Придворная словесность: институт литературы и конструкции абсолютизма в России середины XVIII века (Осповат) - страница 146

Интересно, что в XVIII в. духовные оды, т. е. поэтические переложения псалмов, становятся основным жанром, в котором находят выражение личные переживания, горе, негодование, страдание и т. п. Это развитие по существу аналогично <…> трансформации жития в индивидуальную биографию: старый канон духовной литературы перерабатывается и приспосабливается к новым задачам. Эта частная литература последовательно и сознательно противопоставляется жанрам, связанным с публичной сферой: панегирической прозе и поэзии, богословским трактатам, религиозным наставлениям (Живов 2002е, 339).

Последнее утверждение должно быть скорректировано: как показано выше, духовная лирика XVIII в. теснейшим образом соотносилась с публичными панегирическими и дидактическими жанрами. Как мы видели, схема жизненного пути праведника, к которой сводилась извилистая судьба Давида, представала в официальном политическом богословии архетипом политического существования (ср. на немецком материале: Martens 1996, 121–165). Начиная с эпохи Возрождения придворные проекции фигуры Давида и сюжетов Псалтыри сосредоточивались в сюжете мытарств героя в борьбе с клеветниками (см.: Prescott 1991). Этот сюжет часто вспоминался русским дворянам при прохождении службы и был лейтмотивом дворянского благочестия XVIII в. Надеясь добиться оправдания, Татищев писал в 1748 г. М. Л. Воронцову:

<…> я <…> много претерпел и многое полезное вижу уничтоженным, однакож приняв себе слова Давидовы в утешение: «Совет нисчего не прияша, но господь упование его есть», не оскорбясь, имел намерение и прилежал, чем бы мог е. в. государыне императрице и отечеству верную услугу <…> изъявить <…> (Татищев 1990, 340).

Генерал-прокурор Синода кн.

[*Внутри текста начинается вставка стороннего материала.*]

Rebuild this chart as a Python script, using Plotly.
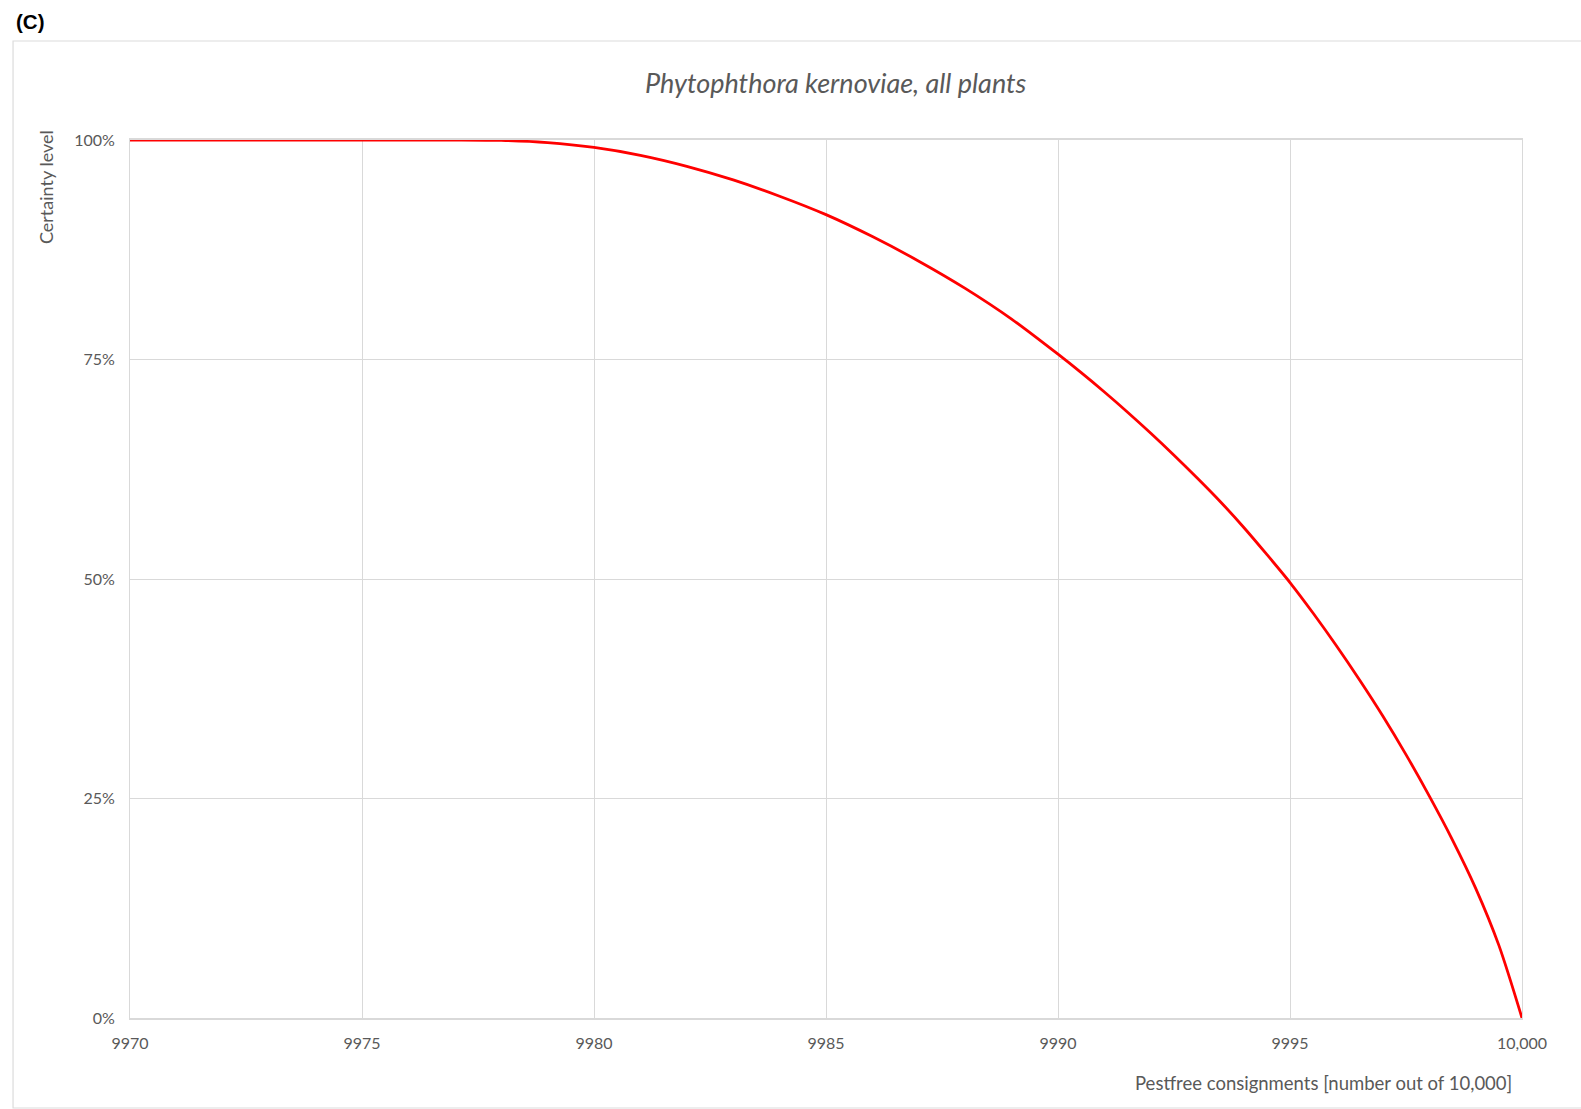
import plotly.graph_objects as go

# ---- data ----
consignments = [9970, 9971, 9972, 9973, 9974, 9975, 9976, 9977, 9978, 9979,
                9980, 9981, 9982, 9983, 9984, 9985, 9986, 9987, 9988, 9989,
                9990, 9990.5, 9991, 9991.5, 9992, 9992.5, 9993, 9993.5, 9994, 9994.5,
                9995, 9995.5, 9996, 9996.5, 9997, 9997.5, 9998, 9998.5, 9999, 9999.5,
                10000]
certainty = [100.0, 100.0, 100.0, 100.0, 100.0, 100.0, 100.0, 100.0, 99.95, 99.7,
             99.15, 98.25, 97.0, 95.45, 93.6, 91.5, 89.0, 86.2, 83.1, 79.6,
             75.6, 73.5, 71.3, 69.0, 66.6, 64.1, 61.5, 58.8, 55.9, 52.8,
             49.6, 46.1, 42.4, 38.5, 34.4, 30.0, 25.3, 20.3, 14.8, 8.3,
             0.0]

x_tickvals = [9970, 9975, 9980, 9985, 9990, 9995, 10000]
x_ticktext = ["9970", "9975", "9980", "9985", "9990", "9995", "10,000"]
y_tickvals = [0, 25, 50, 75, 100]
y_ticktext = ["0%", "25%", "50%", "75%", "100%"]

title_text = "Phytophthora kernoviae, all plants"
x_title = "Pestfree consignments [number out of 10,000]"
y_title = "Certainty level"
panel_label = "(C)"

# ---- layout constants ----
W, H = 1581, 1109
L, R, T, B = 130, 1522.5, 140, 1018
PW, PH = R - L, B - T


def px(x):
    return (x - L) / PW


def py(y):
    return 1 - (y - T) / PH


TXT = "#595959"
GRID = "#d9d9d9"
FONT = "Lato, 'Open Sans', sans-serif"

fig = go.Figure()
fig.add_trace(go.Scatter(
    x=consignments, y=certainty, mode="lines",
    line=dict(color="#ff0000", width=2.8, shape="spline", smoothing=0.8),
    showlegend=False, hoverinfo="x+y",
))

fig.update_layout(
    width=W, height=H,
    margin=dict(l=L, r=W - R, t=T, b=H - B, pad=0),
    paper_bgcolor="white", plot_bgcolor="white",
    font=dict(family=FONT, color=TXT, size=16),
    xaxis=dict(range=[9970, 10000], tickvals=x_tickvals, ticktext=x_ticktext,
               showgrid=True, gridcolor=GRID, gridwidth=1, zeroline=False,
               showline=True, linecolor=GRID, linewidth=1.5, mirror=True,
               ticks="", ticklabelstandoff=10,
               tickfont=dict(family=FONT, color=TXT, size=16)),
    yaxis=dict(range=[0, 100], tickvals=y_tickvals, ticktext=y_ticktext,
               showgrid=True, gridcolor=GRID, gridwidth=1, zeroline=False,
               showline=True, linecolor=GRID, linewidth=1, mirror=True,
               ticks="", ticklabelstandoff=11,
               tickfont=dict(family=FONT, color=TXT, size=16)),
)

# outer frame of the chart area
fig.add_shape(type="rect", xref="paper", yref="paper",
              x0=px(13), x1=px(1600), y0=py(1108), y1=py(41),
              line=dict(color="#dcdcdc", width=1.2), fillcolor="rgba(0,0,0,0)",
              layer="below")

# title
fig.add_annotation(xref="paper", yref="paper", x=px(836), y=py(83),
                   text="<i>" + title_text + "</i>", showarrow=False,
                   xanchor="center", yanchor="middle",
                   font=dict(family=FONT, color=TXT, size=27))
# y-axis title (top-aligned, rotated)
fig.add_annotation(xref="paper", yref="paper", x=px(46), y=py(128),
                   text=y_title, showarrow=False, textangle=-90,
                   xanchor="center", yanchor="top",
                   font=dict(family=FONT, color=TXT, size=18))
# x-axis title (right aligned)
fig.add_annotation(xref="paper", yref="paper", x=px(1514), y=py(1083),
                   text=x_title, showarrow=False,
                   xanchor="right", yanchor="middle",
                   font=dict(family=FONT, color=TXT, size=18.5))
# panel label
fig.add_annotation(xref="paper", yref="paper", x=px(14), y=py(21),
                   text="<b>" + panel_label + "</b>", showarrow=False,
                   xanchor="left", yanchor="middle",
                   font=dict(family="Liberation Sans, Arial, sans-serif",
                             color="#000000", size=20.5))

fig.write_html("out.html",
               config={"displayModeBar": False},
               post_script="document.body.style.margin='0';"
                           "document.body.style.padding='0';")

Я. П. Шаховской тоже вспоминал Псалтырь для описания своих карьерных неурядиц:

<…> все те, кои меня <…> ее величеству выхваляли, сделались мне завистниками и по всем путям моим ко входу пред очи ее величества неисчисляемые бессовестные, на лжах и обманах составляемые препятствия делали. <…> Я часто оные познавая, но не имея сил прервать и сквозь их продраться, подкреплял дух свой здравыми рассудками, устыжая сам себя, когда в должных моих предприятиях имел всегда право, Бога и Его помазанницу себе в помощь призывать и просить к исправному снесению наложенного на меня ими бремени, а по наружным видам робостью пленяем был, употребляя в пословицу царя Давида слова: «Господь мой и Бог мой, на Него уповаю, Им и спасуся». Таким образом ободрял дух мой и во всем том, что по моему рассудку и понятию казалось несогласно с законами и справедливостью, а мои сотоварищи производить хотели и исполнять, спорил, не соглашался и не подписывал <…> (Империя 1998, 49–50, 133–134).